Resilience to Economic Cycles: He strongly prefers businesses that sell products or services people need or desire, regardless of the economic climate. This leads him to sectors like consumer staples, healthcare, and enterprise software.
In short, he looks for simple, capital-light, cash-generative industry leaders. He famously quips, "We don't invest in companies that need a bank," which neatly excludes highly leveraged and complex businesses like banking, real estate, and utilities.
Step 2: Don't Overpay
Buying the best company in the world can still be a terrible investment if you pay too high a price. This is Smith's second ironclad rule.
He is a "quality" investor, but he is also disciplined on "value." He doesn't hunt for "cigar butt" bargains in the way a deep value investor might, because those companies are rarely high quality. But nor is he a "growth at any price" investor who will chase a story to the moon.
He seeks a sensible balance: a fair price for a wonderful company.
His primary valuation tool is Free Cash Flow (FCF) Yield. He calculates a company's annual free cash flow as a percentage of its enterprise value and compares it to the yield on long-term government bonds. This helps him determine if the potential return from owning a piece of this excellent business is sufficiently attractive relative to a near-risk-free asset. He is willing to pay a premium for quality, but that premium has its limits.
Step 3: Do Nothing
This is perhaps the most counter-intuitive, and most difficult, part of the philosophy.
Once you have completed the hard work of the first two steps—identifying a small number of great companies and buying them at a reasonable price—your most important task is to fight the overwhelming urge to do something.
Smith calls portfolio turnover (how frequently you trade) "a weapon of mass financial destruction" because it:
Increases Costs: Trading fees and taxes are a relentless drag on performance.

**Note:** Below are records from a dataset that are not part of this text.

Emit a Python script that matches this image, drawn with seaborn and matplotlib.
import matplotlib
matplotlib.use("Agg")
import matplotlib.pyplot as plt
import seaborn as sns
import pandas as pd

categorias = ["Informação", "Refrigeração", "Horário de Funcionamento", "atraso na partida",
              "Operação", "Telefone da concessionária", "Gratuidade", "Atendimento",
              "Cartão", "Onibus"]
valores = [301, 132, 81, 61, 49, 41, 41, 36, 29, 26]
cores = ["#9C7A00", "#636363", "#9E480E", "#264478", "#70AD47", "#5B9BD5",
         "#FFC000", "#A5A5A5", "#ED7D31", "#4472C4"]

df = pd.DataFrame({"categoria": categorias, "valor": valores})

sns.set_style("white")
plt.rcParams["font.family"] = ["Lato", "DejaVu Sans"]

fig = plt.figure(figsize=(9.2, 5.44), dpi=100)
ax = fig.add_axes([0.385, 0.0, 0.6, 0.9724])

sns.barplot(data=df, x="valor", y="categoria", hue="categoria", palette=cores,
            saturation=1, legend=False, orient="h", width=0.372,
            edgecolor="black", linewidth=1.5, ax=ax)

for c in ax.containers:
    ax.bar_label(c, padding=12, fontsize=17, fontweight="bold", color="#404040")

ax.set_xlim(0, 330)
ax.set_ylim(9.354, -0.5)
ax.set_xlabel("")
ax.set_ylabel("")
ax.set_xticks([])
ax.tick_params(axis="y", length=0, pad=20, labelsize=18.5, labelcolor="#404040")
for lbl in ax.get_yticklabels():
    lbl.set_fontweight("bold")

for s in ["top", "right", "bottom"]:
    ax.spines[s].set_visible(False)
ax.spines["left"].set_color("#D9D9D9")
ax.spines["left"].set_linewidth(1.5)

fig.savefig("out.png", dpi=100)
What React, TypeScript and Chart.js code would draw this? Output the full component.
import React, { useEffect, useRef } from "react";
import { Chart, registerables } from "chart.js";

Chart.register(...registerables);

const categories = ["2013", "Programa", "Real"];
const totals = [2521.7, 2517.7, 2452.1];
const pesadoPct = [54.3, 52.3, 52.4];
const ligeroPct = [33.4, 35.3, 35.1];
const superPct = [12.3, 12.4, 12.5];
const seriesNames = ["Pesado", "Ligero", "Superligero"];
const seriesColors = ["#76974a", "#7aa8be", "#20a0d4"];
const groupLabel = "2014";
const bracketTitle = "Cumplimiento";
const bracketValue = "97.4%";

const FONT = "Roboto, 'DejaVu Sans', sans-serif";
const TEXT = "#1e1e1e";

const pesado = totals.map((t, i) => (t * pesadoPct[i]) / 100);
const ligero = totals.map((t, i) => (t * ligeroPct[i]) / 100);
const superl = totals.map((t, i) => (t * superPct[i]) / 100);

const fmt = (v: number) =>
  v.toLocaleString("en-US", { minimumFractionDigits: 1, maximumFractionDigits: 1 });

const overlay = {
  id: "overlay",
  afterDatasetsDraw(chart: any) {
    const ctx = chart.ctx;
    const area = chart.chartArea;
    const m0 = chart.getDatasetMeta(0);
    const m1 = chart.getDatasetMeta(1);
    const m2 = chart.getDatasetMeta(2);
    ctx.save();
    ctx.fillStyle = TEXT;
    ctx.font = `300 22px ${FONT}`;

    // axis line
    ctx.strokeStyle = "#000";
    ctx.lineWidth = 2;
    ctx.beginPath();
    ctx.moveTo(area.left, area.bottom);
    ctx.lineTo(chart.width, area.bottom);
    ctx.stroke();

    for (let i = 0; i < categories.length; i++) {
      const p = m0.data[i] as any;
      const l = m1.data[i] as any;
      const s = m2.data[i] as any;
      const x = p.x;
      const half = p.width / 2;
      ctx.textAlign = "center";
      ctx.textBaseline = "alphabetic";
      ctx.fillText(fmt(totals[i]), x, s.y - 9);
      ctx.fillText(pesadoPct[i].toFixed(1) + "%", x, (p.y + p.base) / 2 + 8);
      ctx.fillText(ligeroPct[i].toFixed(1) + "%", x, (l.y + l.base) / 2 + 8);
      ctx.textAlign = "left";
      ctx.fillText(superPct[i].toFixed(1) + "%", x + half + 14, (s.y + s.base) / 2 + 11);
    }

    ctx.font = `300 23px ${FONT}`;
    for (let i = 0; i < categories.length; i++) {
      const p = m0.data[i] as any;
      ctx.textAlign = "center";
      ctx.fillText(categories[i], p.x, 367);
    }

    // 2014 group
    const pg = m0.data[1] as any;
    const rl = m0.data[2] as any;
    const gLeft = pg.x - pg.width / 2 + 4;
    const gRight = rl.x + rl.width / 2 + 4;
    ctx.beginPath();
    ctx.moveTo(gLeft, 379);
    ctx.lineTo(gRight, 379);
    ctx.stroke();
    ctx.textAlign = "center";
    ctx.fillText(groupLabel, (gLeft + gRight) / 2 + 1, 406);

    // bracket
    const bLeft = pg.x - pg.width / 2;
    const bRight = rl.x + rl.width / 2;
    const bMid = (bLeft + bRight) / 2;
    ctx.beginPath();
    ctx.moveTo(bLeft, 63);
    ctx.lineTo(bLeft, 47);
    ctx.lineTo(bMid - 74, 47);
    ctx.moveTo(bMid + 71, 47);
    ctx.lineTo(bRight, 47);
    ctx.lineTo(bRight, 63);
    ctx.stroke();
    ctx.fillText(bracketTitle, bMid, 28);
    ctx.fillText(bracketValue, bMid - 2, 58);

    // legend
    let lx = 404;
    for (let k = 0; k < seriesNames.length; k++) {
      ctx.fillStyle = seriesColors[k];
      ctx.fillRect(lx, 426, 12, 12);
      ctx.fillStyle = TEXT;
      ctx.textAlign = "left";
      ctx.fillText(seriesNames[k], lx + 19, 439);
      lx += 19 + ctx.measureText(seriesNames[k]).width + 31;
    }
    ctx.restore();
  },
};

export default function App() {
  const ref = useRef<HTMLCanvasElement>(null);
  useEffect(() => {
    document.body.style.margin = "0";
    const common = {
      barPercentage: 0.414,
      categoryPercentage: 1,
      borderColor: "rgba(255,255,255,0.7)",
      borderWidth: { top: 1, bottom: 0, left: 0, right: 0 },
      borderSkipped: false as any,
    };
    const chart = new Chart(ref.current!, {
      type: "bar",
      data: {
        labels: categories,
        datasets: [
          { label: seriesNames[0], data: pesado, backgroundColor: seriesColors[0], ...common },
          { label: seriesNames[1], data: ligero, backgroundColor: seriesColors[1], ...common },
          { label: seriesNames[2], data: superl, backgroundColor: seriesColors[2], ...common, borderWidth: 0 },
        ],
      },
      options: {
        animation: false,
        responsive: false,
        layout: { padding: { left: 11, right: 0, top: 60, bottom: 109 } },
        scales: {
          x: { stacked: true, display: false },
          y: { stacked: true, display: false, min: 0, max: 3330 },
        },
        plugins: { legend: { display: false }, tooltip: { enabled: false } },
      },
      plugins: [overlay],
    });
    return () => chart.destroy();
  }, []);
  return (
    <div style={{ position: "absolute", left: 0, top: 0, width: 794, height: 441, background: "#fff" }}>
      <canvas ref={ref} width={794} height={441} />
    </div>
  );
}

Leads to Timing Errors: No one can consistently predict market tops and bottoms.
Causes You to Sell Great Companies: You get scared by a market panic or bored by a period of flat performance and sell a "compounding machine" far too early.
The Fundsmith portfolio has an extremely low annual turnover rate. Smith's job, as he sees it, is to select a team of the world's best businesses and then sit on the sidelines and let their management and employees create value for him and his investors, year after year.
A Quiet Journey on a Supertanker
Terry Smith's investment philosophy is a masterclass in radical simplicity and discipline. It isn't "easy"—the upfront work to identify the right companies is immense. But its principles are clear, pure, and timeless.
He proves that successful long-term investing isn't about expertly navigating a speedboat through a stormy sea, chasing the next big wave. It's about finding a sturdy, reliable supertanker with a powerful engine, getting quietly on board, and trusting it to carry you through any weather, letting time and quality do all the heavy lifting to your destination of wealth.